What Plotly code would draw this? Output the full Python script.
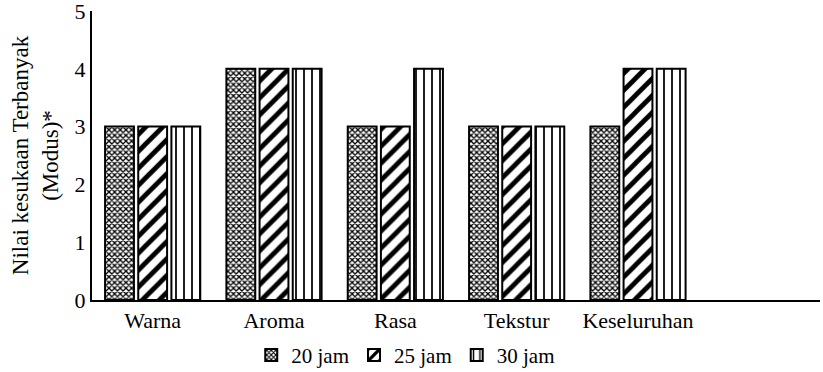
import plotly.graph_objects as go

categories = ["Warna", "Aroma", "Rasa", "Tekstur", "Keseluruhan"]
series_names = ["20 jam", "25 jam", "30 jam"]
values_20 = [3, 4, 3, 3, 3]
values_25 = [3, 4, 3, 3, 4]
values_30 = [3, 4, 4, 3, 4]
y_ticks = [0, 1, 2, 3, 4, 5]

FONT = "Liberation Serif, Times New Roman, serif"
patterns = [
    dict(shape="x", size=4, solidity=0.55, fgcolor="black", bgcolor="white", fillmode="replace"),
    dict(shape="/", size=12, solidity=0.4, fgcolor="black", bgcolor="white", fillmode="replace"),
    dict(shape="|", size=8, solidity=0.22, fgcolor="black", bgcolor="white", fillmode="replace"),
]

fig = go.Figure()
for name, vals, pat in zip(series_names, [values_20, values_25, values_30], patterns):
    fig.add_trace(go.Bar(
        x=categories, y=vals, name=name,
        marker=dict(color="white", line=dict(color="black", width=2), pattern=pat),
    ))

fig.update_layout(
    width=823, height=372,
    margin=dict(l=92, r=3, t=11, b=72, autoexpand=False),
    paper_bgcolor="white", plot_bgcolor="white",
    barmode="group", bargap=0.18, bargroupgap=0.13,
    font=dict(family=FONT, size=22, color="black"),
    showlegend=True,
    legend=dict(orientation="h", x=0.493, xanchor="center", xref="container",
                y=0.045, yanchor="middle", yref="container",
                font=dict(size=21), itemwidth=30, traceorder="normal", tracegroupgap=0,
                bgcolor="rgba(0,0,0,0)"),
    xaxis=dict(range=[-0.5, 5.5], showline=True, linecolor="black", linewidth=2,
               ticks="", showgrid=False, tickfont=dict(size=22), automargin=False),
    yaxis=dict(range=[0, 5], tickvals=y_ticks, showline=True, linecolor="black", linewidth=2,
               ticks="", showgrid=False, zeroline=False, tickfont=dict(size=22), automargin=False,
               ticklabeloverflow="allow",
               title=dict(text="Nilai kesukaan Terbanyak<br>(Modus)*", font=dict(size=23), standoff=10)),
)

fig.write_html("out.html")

■ **PROBLEM STATEMENT**
Using the data above, write out every line exactly, leaving the images behind.

■ **PROBLEM SOLUTION**
What Plotly code would draw this? Output the full Python script.
import plotly.graph_objects as go

categories = ["Warna", "Aroma", "Rasa", "Tekstur", "Keseluruhan"]
series_names = ["20 jam", "25 jam", "30 jam"]
values_20 = [3, 4, 3, 3, 3]
values_25 = [3, 4, 3, 3, 4]
values_30 = [3, 4, 4, 3, 4]
y_ticks = [0, 1, 2, 3, 4, 5]

FONT = "Liberation Serif, Times New Roman, serif"
patterns = [
    dict(shape="x", size=4, solidity=0.55, fgcolor="black", bgcolor="white", fillmode="replace"),
    dict(shape="/", size=12, solidity=0.4, fgcolor="black", bgcolor="white", fillmode="replace"),
    dict(shape="|", size=8, solidity=0.22, fgcolor="black", bgcolor="white", fillmode="replace"),
]

fig = go.Figure()
for name, vals, pat in zip(series_names, [values_20, values_25, values_30], patterns):
    fig.add_trace(go.Bar(
        x=categories, y=vals, name=name,
        marker=dict(color="white", line=dict(color="black", width=2), pattern=pat),
    ))

fig.update_layout(
    width=823, height=372,
    margin=dict(l=92, r=3, t=11, b=72, autoexpand=False),
    paper_bgcolor="white", plot_bgcolor="white",
    barmode="group", bargap=0.18, bargroupgap=0.13,
    font=dict(family=FONT, size=22, color="black"),
    showlegend=True,
    legend=dict(orientation="h", x=0.493, xanchor="center", xref="container",
                y=0.045, yanchor="middle", yref="container",
                font=dict(size=21), itemwidth=30, traceorder="normal", tracegroupgap=0,
                bgcolor="rgba(0,0,0,0)"),
    xaxis=dict(range=[-0.5, 5.5], showline=True, linecolor="black", linewidth=2,
               ticks="", showgrid=False, tickfont=dict(size=22), automargin=False),
    yaxis=dict(range=[0, 5], tickvals=y_ticks, showline=True, linecolor="black", linewidth=2,
               ticks="", showgrid=False, zeroline=False, tickfont=dict(size=22), automargin=False,
               ticklabeloverflow="allow",
               title=dict(text="Nilai kesukaan Terbanyak<br>(Modus)*", font=dict(size=23), standoff=10)),
)

fig.write_html("out.html")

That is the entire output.